- Born: Anjilivelil Vasantha 4 February 1950 (age 76) Karuvatta, Alappuzha, Travancore, India
- Occupations: Actress; playback singer;
- Years active: 1967–1985 2005–present
- Works: Full list
- Children: 2

= Sreelatha Namboothiri =

Indian actress, playback singer

Sreelatha Namboothiri (born Anjilivelil Vasantha) is an Indian actress and playback singer who works in Malayalam cinema and television. She has acted in more than 300 films. Khadeeja in 1967 was her debut movie. She began her acting career in 1953 through the movie Ashadeepam as a child artist and completed 70 years On Malayalam film industry in 2023.

==Early life==

Sreelatha was born as Vasantha, in Karuvatta, Alappuzha.
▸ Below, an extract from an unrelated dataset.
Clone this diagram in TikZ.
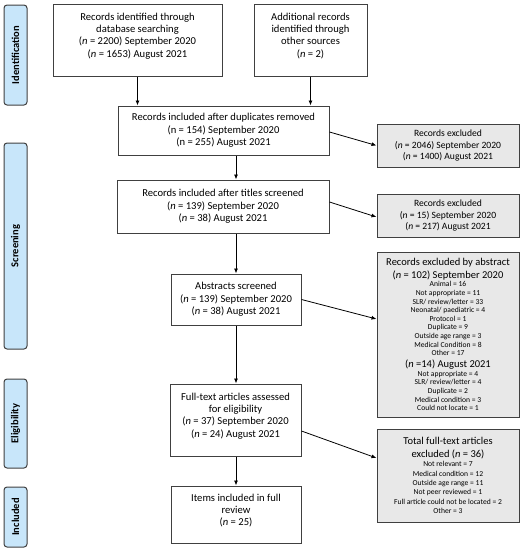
\documentclass[tikz,border=0pt]{standalone}
\usepackage{fontspec}
\setmainfont{Carlito}
\usetikzlibrary{arrows.meta}
\definecolor{phaseblue}{RGB}{200,230,250}
\definecolor{boxline}{RGB}{64,64,64}
\definecolor{exclfill}{RGB}{232,232,232}
\tikzset{
  mainbox/.style={draw=boxline, line width=1pt, fill=white, inner sep=0pt, align=flush center,
    font=\fontsize{10.6}{12.3}\selectfont},
  exclbox/.style={draw=boxline, line width=1pt, fill=exclfill, inner sep=0pt, align=flush center,
    font=\fontsize{9.6}{11.7}\selectfont},
  phasebox/.style={draw=boxline, line width=1pt, fill=phaseblue, rounded corners=3pt, inner sep=0pt},
  phasetext/.style={rotate=90, font=\bfseries\fontsize{10.5}{12}\selectfont},
  arr/.style={line width=0.8pt, -{Latex[length=5pt,width=4pt]}}
}
\begin{document}
\begin{tikzpicture}[x=1pt,y=-1pt]
\useasboundingbox (0,0) rectangle (525,550);
% phase labels
\node[phasebox, minimum width=23pt, minimum height=100pt] (pid) at (15.5,55) {};
\node[phasetext] (tid) at (pid.center) {Identification};
\node[phasebox, minimum width=23pt, minimum height=206pt] (psc) at (15.5,246) {};
\node[phasetext] (tsc) at (psc.center) {Screening};
\node[phasebox, minimum width=23pt, minimum height=89pt] (pel) at (15.5,423.5) {};
\node[phasetext] (tel) at (pel.center) {Eligibility};
\node[phasebox, minimum width=23pt, minimum height=60pt] (pin) at (15.5,517) {};
\node[phasetext] (tin) at (pin.center) {Included};
% main boxes
\node[mainbox, text width=169pt, minimum height=72pt, text depth=47pt] (db) at (137.5,40)
  {Records identified through\\ database searching\\ (\textit{n} = 2200) September 2020\\ (\textit{n} = 1653) August 2021};
\node[mainbox, text width=113pt, minimum height=72pt, text depth=47pt] (other) at (310.5,40)
  {Additional records\\ identified through\\ other sources\\ (\textit{n} = 2)};
\node[mainbox, text width=211pt, minimum height=49pt] (dup) at (223.5,130.5)
  {Records included after duplicates removed\\ (n = 154) September 2020\\ (n = 255) August 2021};
\node[mainbox, text width=212pt, minimum height=53pt] (titles) at (223,206.5)
  {Records included after titles screened\\ (\textit{n} = 139) September 2020\\ (\textit{n} = 38) August 2021};
\node[mainbox, text width=130pt, minimum height=51pt] (abs) at (236,299.5)
  {Abstracts screened\\ (\textit{n} = 139) September 2020\\ (\textit{n} = 38) August 2021};
\node[mainbox, text width=131pt, minimum height=72pt, text depth=47pt] (ft) at (235.5,420)
  {Full-text articles assessed\\ for eligibility\\ (\textit{n} = 37) September 2020\\ (\textit{n} = 24) August 2021};
\node[mainbox, text width=130pt, minimum height=57pt, text depth=34pt] (items) at (236,514.5)
  {Items included in full\\ review\\ (\textit{n} = 25)};
% exclusion boxes
\node[exclbox, text width=142pt, minimum height=43pt] (ex1) at (448,145.5)
  {Records excluded\\ (\textit{n} = 2046) September 2020\\ (\textit{n} = 1400) August 2021};
\node[exclbox, text width=142pt, minimum height=43pt] (ex2) at (448,215.5)
  {Records excluded\\ (\textit{n} = 15) September 2020\\ (\textit{n} = 217) August 2021};
\node[exclbox, text width=142pt, minimum height=165pt] (ex3) at (448,334.5)
  {{\fontsize{10.5}{12.8}\selectfont Records excluded by abstract\\ (\textit{n} = 102) September 2020\par}
   {\fontsize{7.6}{8.6}\selectfont Animal = 16\\ Not appropriate = 11\\ SLR/ review/letter = 33\\ Neonatal/ paediatric = 4\\ Protocol = 1\\ Duplicate = 9\\ Outside age range = 3\\ Medical Condition = 8\\ Other = 17\par}
   {\fontsize{10.5}{12}\selectfont (\textit{n} =14) August 2021\par}
   {\fontsize{7.6}{8.6}\selectfont Not appropriate = 4\\ SLR/ review/letter = 4\\ Duplicate = 2\\ Medical condition = 3\\ Could not locate = 1\par}};
\node[exclbox, text width=142pt, minimum height=93pt] (ex4) at (448,475.5)
  {{\fontsize{10.5}{12.8}\selectfont Total full-text articles\\ excluded (\textit{n} = 36)\par}
   {\fontsize{7.6}{9.3}\selectfont Not relevant = 7\\ Medical condition = 12\\ Outside age range = 11\\ Not peer reviewed = 1\\ Full article could not be located = 2\\ Other = 3\par}};
% connectors
\draw[arr] (db.south) -- (db.south |- dup.north);
\draw[arr] (other.south) -- (other.south |- dup.north);
\draw[arr] (dup.south -| abs.north) -- (titles.north -| abs.north);
\draw[arr] (titles.south -| abs.north) -- (abs.north);
\draw[arr] (abs.south) -- (ft.north -| abs.south);
\draw[arr] (ft.south -| items.north) -- (items.north);
\draw[arr] ([yshift=-1.5pt]dup.east) -- (ex1.west);
\draw[arr] ([yshift=4.5pt]titles.east) -- ([yshift=-1.5pt]ex2.west);
\draw[arr] (abs.east) -- ([yshift=15.5pt]ex3.west);
\draw[arr] ([yshift=-11pt]ft.east) -- ([yshift=17.5pt]ex4.west);
\end{tikzpicture}
\end{document}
Her father Anjilivelil Balakrishnan Nair was an army officer and her mother, Kamalamma was a music teacher in Government school. Her primary education was at Government Girls High School, Haripad, Alappuzha. She was an athlete while at school. She won second prize for long jump twice at state level. She joined K.P.A.C. (Kerala People's Arts Club), when she was studying in seventh grade, as a singer and later started performing drama in many stages. She could not continue her studies after that. She learned classical music from Dakshinamurthy.

==Personal life==

She was married to Kaladi Parameshwaran Namboothiri, known as Kaladi Namboothiri, an actor and Ayurveda doctor in 1979. They both acted together in Papathinu Maranamilla, a 1979 movie. She took a break from movies after marriage and settled in Kunnamkulam, Thrissur. The couple has a son, Visakh, and a daughter, Ganga. She made a comeback, after her husband's death in 2005, with Pathaka. She currently resides at Thiruvananthapuram, Kerala.